=== Your instructions ===
Leave out all pictures. Return exactly the lines from the top of the material through the line containing "fig = go.Figure()".
○ ○ ○ ○ ○
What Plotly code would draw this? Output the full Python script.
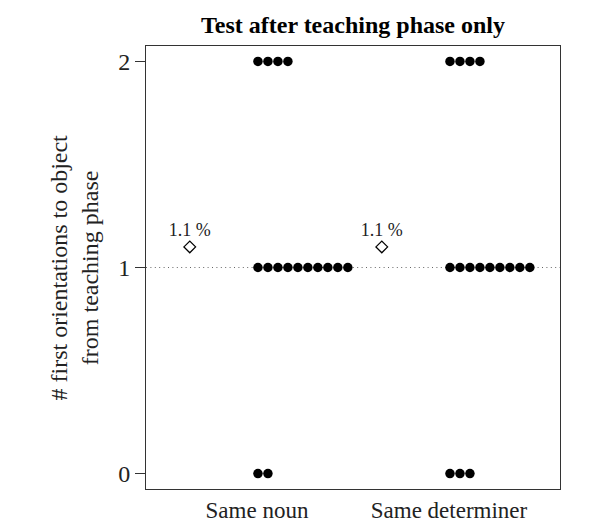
import plotly.graph_objects as go

categories = ["Same noun", "Same determiner"]
values = [0, 1, 2]
counts_noun = [2, 10, 4]
counts_det = [3, 9, 4]
means = [1.1, 1.1]
mean_labels = ["1.1 %", "1.1 %"]
title = "Test after teaching phase only"
ytitle = "# first orientations to object<br>from teaching phase"

FONT = "Liberation Serif"
step = 0.052
mean_offset = -0.35

fig = go.Figure()

for ci, counts in enumerate([counts_noun, counts_det]):
    xs, ys = [], []
    for v, n in zip(values, counts):
        for k in range(n):
            xs.append(ci + 1 + 0.005 + k * step)
            ys.append(v)
    fig.add_trace(go.Scatter(x=xs, y=ys, mode="markers",
                             marker=dict(symbol="circle", size=9.5, color="black"),
                             showlegend=False, hoverinfo="skip", cliponaxis=False))

fig.add_trace(go.Scatter(
    x=[i + 1 + mean_offset for i in range(len(categories))], y=means,
    mode="markers+text", text=mean_labels, textposition="top center",
    textfont=dict(family=FONT, size=18, color="#222"),
    marker=dict(symbol="diamond-open", size=9, color="black", line=dict(width=1.3)),
    showlegend=False, hoverinfo="skip"))

fig.add_shape(type="line", xref="paper", yref="y", x0=0, x1=1, y0=1, y1=1,
              line=dict(color="#666", width=1, dash="1px,3.4px"), layer="below")

fig.update_layout(
    width=614, height=522,
    margin=dict(l=146, r=54, t=46, b=33, autoexpand=False),
    paper_bgcolor="white", plot_bgcolor="white",
    font=dict(family=FONT, size=24, color="#222"),
    title=dict(text="<b>" + title + "</b>", x=353 / 614, xanchor="center",
               y=1 - 25 / 522, yanchor="middle", font=dict(family=FONT, size=24, color="black")),
    xaxis=dict(range=[0.422, 2.578], tickmode="array", tickvals=[1, 2], ticktext=categories,
               showgrid=False, zeroline=False, showline=True, linecolor="#333", linewidth=1,
               mirror=True, ticks="", ticklen=0,
               tickfont=dict(family=FONT, size=23, color="#222"), automargin=False),
    yaxis=dict(range=[-0.075, 2.075], tickmode="array", tickvals=[0, 1, 2],
               showgrid=False, zeroline=False, showline=True, linecolor="#333", linewidth=1,
               mirror=True, ticks="outside", ticklen=10, tickcolor="#333",
               tickfont=dict(family=FONT, size=24, color="#222"), automargin=False),
    annotations=[dict(text=ytitle, xref="paper", yref="paper", x=0, y=0.5,
                      xanchor="center", yanchor="middle", xshift=-72, textangle=-90,
                      showarrow=False, font=dict(family=FONT, size=24, color="#222"))],
)

fig.write_html("out.html", config={"displayModeBar": False},
               post_script="document.body.style.margin='0';document.body.style.padding='0';document.body.style.overflow='hidden';")
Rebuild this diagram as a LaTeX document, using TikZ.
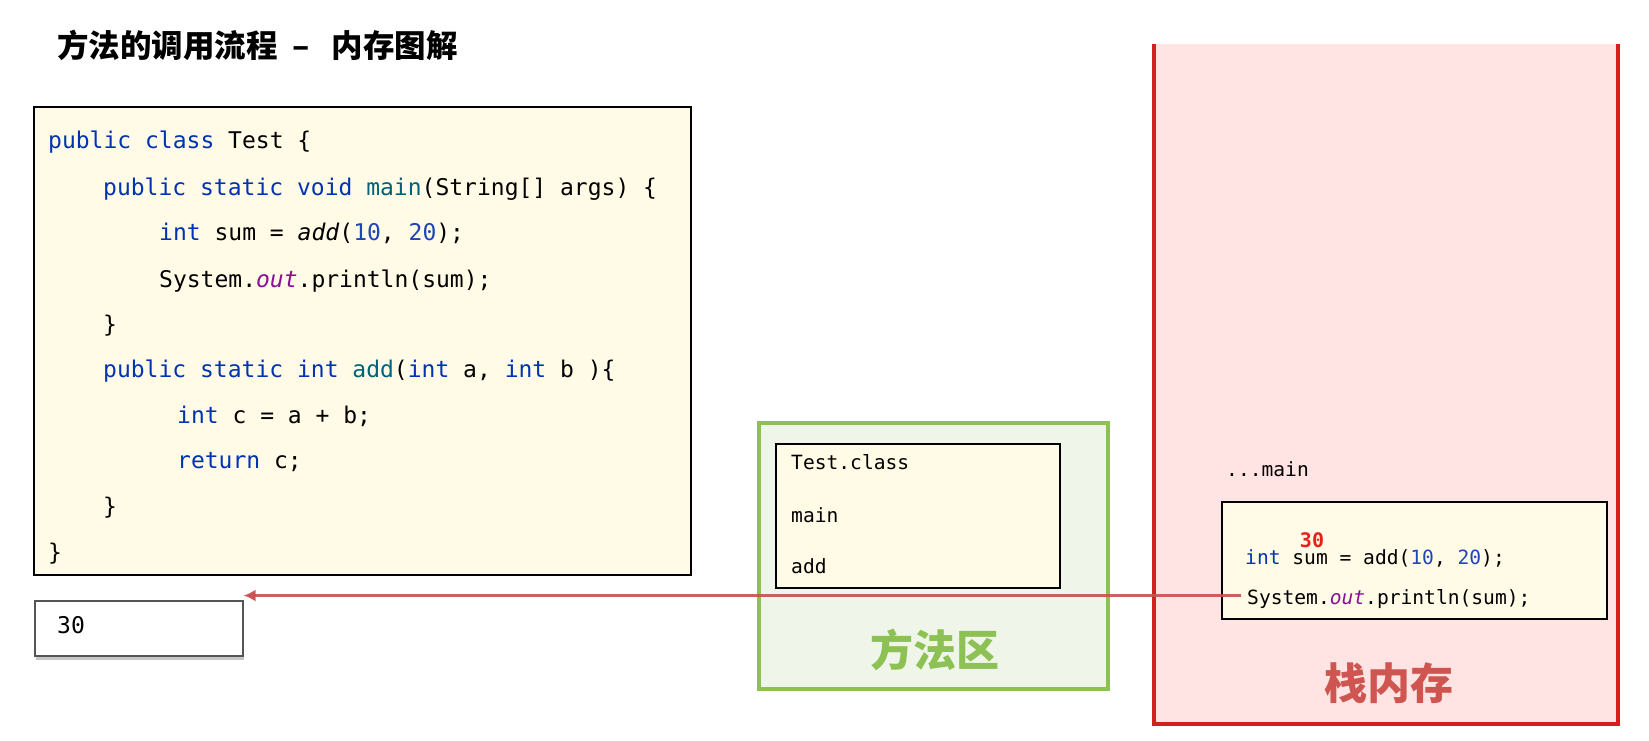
\documentclass[tikz,border=0pt]{standalone}
\usepackage{fontspec}
\setmonofont{DejaVu Sans Mono}
\newfontfamily\cjk{Noto Sans CJK SC}
\newfontfamily\cjkheavy{Noto Sans CJK SC Black}
\usetikzlibrary{arrows.meta,shadows}

\definecolor{codebg}{HTML}{FFFBE6}
\definecolor{kwblue}{HTML}{0033B3}
\definecolor{declteal}{HTML}{00627A}
\definecolor{numblue}{HTML}{1F45B8}
\definecolor{fldpurple}{HTML}{871094}
\definecolor{areagreen}{HTML}{8DC153}
\definecolor{areafill}{HTML}{EFF5E9}
\definecolor{stackpink}{HTML}{FFE4E3}
\definecolor{stackred}{HTML}{D21F1F}
\definecolor{stacktext}{HTML}{CF5550}
\definecolor{arrowred}{HTML}{C94F4D}
\definecolor{retgray}{HTML}{555555}
\definecolor{valred}{HTML}{E8201B}

\newcommand\jkw[1]{\textcolor{kwblue}{#1}}
\newcommand\jdecl[1]{\textcolor{declteal}{#1}}
\newcommand\jnum[1]{\textcolor{numblue}{#1}}
\newcommand\jfld[1]{\textcolor{fldpurple}{\textit{#1}}}

\tikzset{
  codeline/.style={anchor=base west, inner sep=0pt, font=\fontsize{23}{28}\selectfont\ttfamily},
  areatext/.style={anchor=base west, inner sep=0pt, font=\fontsize{19.6}{24}\selectfont\ttfamily},
  yellowbox/.style={draw=black, line width=1.8pt, fill=codebg},
  areabox/.style={draw=areagreen, line width=4pt, fill=areafill},
  stackline/.style={draw=stackred, line width=4pt},
  retbox/.style={draw=retgray, line width=1.5pt, fill=white,
    drop shadow={shadow xshift=1pt, shadow yshift=-4pt, opacity=0.45}},
  titletext/.style={anchor=west, inner sep=0pt, font=\fontsize{31.5}{38}\selectfont\cjkheavy},
  areatitle/.style={inner sep=0pt, font=\fontsize{43}{50}\selectfont\cjk\bfseries},
  callarrow/.style={draw=arrowred, line width=3.5pt, opacity=0.9, -{Latex[length=12pt,width=12pt]}}
}

\begin{document}
\begin{tikzpicture}[x=1pt,y=-1pt]
\useasboundingbox (0,0) rectangle (1649,741);
% stack background
\fill[stackpink] (1154,44) rectangle (1618,724);
\draw[stackline] (1154,44) -- (1154,724) -- (1618,724) -- (1618,44);
% title
\node[titletext] (title) at (57,45) {方法的调用流程\hspace{15pt}–\hspace{22pt}内存图解};
% source code
\draw[yellowbox] (34,107) rectangle (691,575);
\node[codeline] (l1) at (48,149) {\jkw{public} \jkw{class} Test \{};
\node[codeline] (l2) at (103,195) {\jkw{public} \jkw{static} \jkw{void} \jdecl{main}(String[] args) \{};
\node[codeline] (l3) at (159,240) {\jkw{int} sum = \textit{add}(\jnum{10}, \jnum{20});};
\node[codeline] (l4) at (159,287) {System.\jfld{out}.println(sum);};
\node[codeline] (l5) at (103,332) {\}};
\node[codeline] (l6) at (103,377) {\jkw{public} \jkw{static} \jkw{int} \jdecl{add}(\jkw{int} a, \jkw{int} b )\{};
\node[codeline] (l7) at (177,423) {\jkw{int} c = a + b;};
\node[codeline] (l8) at (177,468) {\jkw{return} c;};
\node[codeline] (l9) at (103,514) {\}};
\node[codeline] (l10) at (48,560) {\}};
% output
\node[retbox, anchor=north west, minimum width=208pt, minimum height=55pt] (ret) at (34,600) {};
\node[codeline] (retval) at (57,633) {30};
% method area
\draw[areabox] (759,423) rectangle (1108,689);
\draw[yellowbox] (776,444) rectangle (1060,588);
\node[areatext] (cls) at (791,469) {Test.class};
\node[areatext] (mmain) at (791,522) {main};
\node[areatext] (madd) at (791,573) {add};
\node[areatitle, text=areagreen] (area) at (935,650) {方法区};
% stack
\node[areatext] (frame) at (1226,476) {...main};
\draw[yellowbox] (1222,502) rectangle (1607,619);
\node[areatext] (s1) at (1245,564) {\jkw{int} sum = add(\jnum{10}, \jnum{20});};
\node[areatext] (s2) at (1247,604) {System.\jfld{out}.println(sum);};
\node[inner sep=0pt, text=valred, font=\fontsize{20}{24}\selectfont\ttfamily\bfseries] (sumval) at (1312,540) {30};
\node[areatitle, text=stacktext] (stack) at (1389,683) {栈内存};
% return value
\draw[callarrow] ([shift={(-6pt,3pt)}]s2.west) -- ([yshift=3pt]s2.west -| ret.east);
\end{tikzpicture}
\end{document}
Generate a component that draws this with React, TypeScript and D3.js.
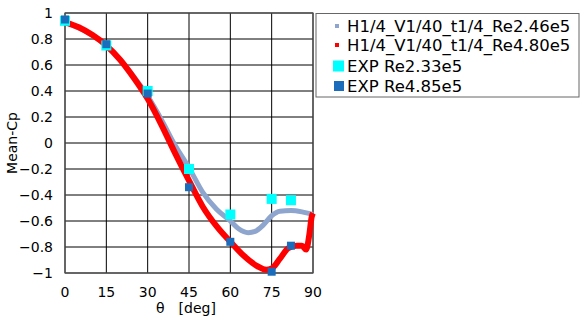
○ ○ ○ ○ ○
=== Answer to the exercise ===
What Plotly code would draw this? Output the full Python script.
import plotly.graph_objects as go

categories = ["Same noun", "Same determiner"]
values = [0, 1, 2]
counts_noun = [2, 10, 4]
counts_det = [3, 9, 4]
means = [1.1, 1.1]
mean_labels = ["1.1 %", "1.1 %"]
title = "Test after teaching phase only"
ytitle = "# first orientations to object<br>from teaching phase"

FONT = "Liberation Serif"
step = 0.052
mean_offset = -0.35

fig = go.Figure()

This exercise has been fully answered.